CONDITIONAL upon O not having been present, |O yes> is equal to |O no> and there's more interference before going to percentages:

 |h>/s^4 + i|g>/s^4 - |h>/s - |away>/s^3 - |away>/s^2
|h>(1/s^4-1/s) + i|g>/s^4 - |away>(1/s^2 + 1/s^3)
~ 21% h, 6% g, 73% away

Ignoring the fact that I probably made a half-dozen repairable sign errors, what happens if we use this as a bomb tester on 200 bombs where a hundred of them are live but we don't know which? Approximately:

• 6 exploded bombs that triggered h
• 21 dud bombs that triggered h
• 50 live bombs that triggered h
• 6 exploded bombs that triggered g
• 6 dud bombs that triggered g
• 0 live bombs that triggered g
• 13 exploded bombs that triggered nothing
• 25 live bombs that triggered nothing
• 73 dud bombs that triggered nothing

So, of the bombs that triggered h but did not explode, 50/71 are live.
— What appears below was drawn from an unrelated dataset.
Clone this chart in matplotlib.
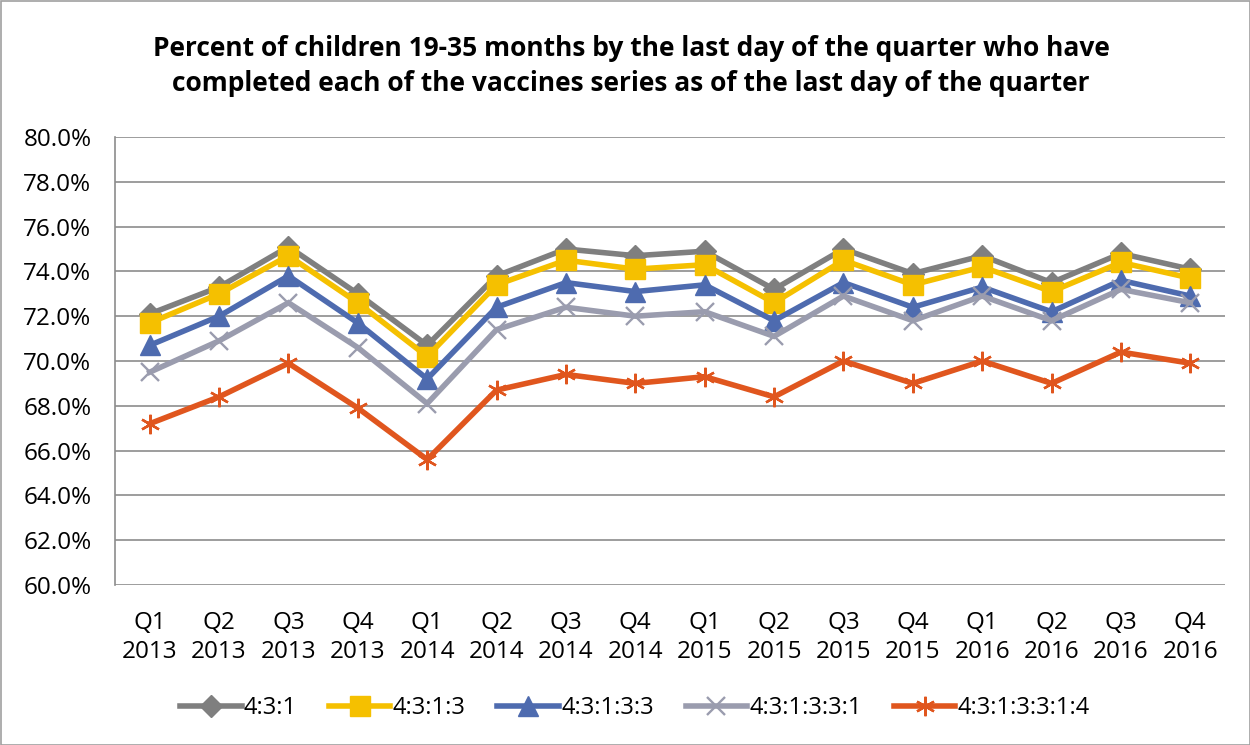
import matplotlib
matplotlib.use("Agg")
import matplotlib.pyplot as plt
from matplotlib.ticker import FuncFormatter
from matplotlib.patches import Rectangle

categories = ["Q1\n2013", "Q2\n2013", "Q3\n2013", "Q4\n2013",
              "Q1\n2014", "Q2\n2014", "Q3\n2014", "Q4\n2014",
              "Q1\n2015", "Q2\n2015", "Q3\n2015", "Q4\n2015",
              "Q1\n2016", "Q2\n2016", "Q3\n2016", "Q4\n2016"]

s_431 = [72.1, 73.3, 75.1, 73.0, 70.7, 73.8, 75.0, 74.7, 74.9, 73.2, 75.0, 73.9, 74.7, 73.5, 74.8, 74.1]
s_4313 = [71.7, 73.0, 74.7, 72.6, 70.2, 73.4, 74.5, 74.1, 74.3, 72.6, 74.5, 73.4, 74.2, 73.1, 74.4, 73.7]
s_43133 = [70.7, 72.0, 73.8, 71.7, 69.2, 72.4, 73.5, 73.1, 73.4, 71.8, 73.5, 72.4, 73.3, 72.2, 73.6, 72.9]
s_431331 = [69.5, 70.9, 72.6, 70.6, 68.1, 71.4, 72.4, 72.0, 72.2, 71.1, 72.9, 71.8, 72.9, 71.8, 73.2, 72.6]
s_4313314 = [67.2, 68.4, 69.9, 67.9, 65.6, 68.7, 69.4, 69.0, 69.3, 68.4, 70.0, 69.0, 70.0, 69.0, 70.4, 69.9]

labels = ["4:3:1", "4:3:1:3", "4:3:1:3:3", "4:3:1:3:3:1", "4:3:1:3:3:1:4"]
y_ticks = [60, 62, 64, 66, 68, 70, 72, 74, 76, 78, 80]

plt.rcParams['font.family'] = ['Open Sans', 'DejaVu Sans']

fig = plt.figure(figsize=(12.5, 7.45), dpi=100)
ax = fig.add_axes([115/1250, 1-585/745, (1225-115)/1250, (585-137)/745])

x = list(range(len(categories)))
styles = [
    (s_431, "#7F7F7F", "D", 11, None),
    (s_4313, "#F5C000", "s", 14, None),
    (s_43133, "#4E6BAF", "^", 14, None),
    (s_431331, "#9A9CAE", "x", 13, 1.7),
    (s_4313314, "#E0561E", (6, 2, 0), 14, 1.7),
]
for (data, color, marker, ms, mew), lab in zip(styles, labels):
    kw = dict(color=color, lw=4.0, marker=marker, markersize=ms, label=lab,
              markerfacecolor=color, markeredgecolor=color, solid_joinstyle='miter')
    if mew is not None:
        kw['markeredgewidth'] = mew
    ax.plot(x, data, **kw)

ax.set_ylim(60, 80)
ax.set_xlim(-0.5, len(categories) - 0.5)
ax.set_yticks(y_ticks)
ax.yaxis.set_major_formatter(FuncFormatter(lambda v, p: f"{v:.1f}%"))
ax.set_xticks(x)
ax.set_xticklabels(categories, fontsize=17.5, linespacing=1.28)
ax.tick_params(axis='y', labelsize=17.5, length=0, pad=17)
ax.tick_params(axis='x', length=0, pad=19)
ax.grid(axis='y', color='#8C8C8C', lw=1.2)
ax.set_axisbelow(True)
for side in ['top', 'right', 'bottom']:
    ax.spines[side].set_visible(False)
ax.spines['left'].set_color('#8C8C8C')
ax.spines['left'].set_linewidth(1.2)

fig.text(0.505, 1-66/745,
         "Percent of children 19-35 months by the last day of the quarter who have\n"
         "completed each of the vaccines series as of the last day of the quarter",
         ha='center', va='center', fontsize=19, fontweight='bold', linespacing=1.35)

leg = fig.legend(loc='center', bbox_to_anchor=(0.508, 1-708/745), ncol=5, frameon=False,
                 fontsize=17, handlelength=2.6, columnspacing=1.35, handletextpad=0.1)

fig.patches.append(Rectangle((0.5/1250, 0.5/745), 1-1/1250, 1-1/745, transform=fig.transFigure,
                             fill=False, edgecolor='#A0A0A0', lw=1.2))

fig.savefig("out.png", dpi=100)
Of the bombs that triggered g but did not explode, none are live. Of the bombs that triggered nothing but did not explode, 25/98 are live.

If we keep only the bombs that triggered h, we have raised our proportion of good unexploded bombs from 50% to 70%. In doing so, we lost half of the good bombs. We can repeat the test again to gain more evidence, and each time we'll lose half the good bombs, but we'll lose proportionally more of the dud bombs.

Therefore the camera works as a bomb tester.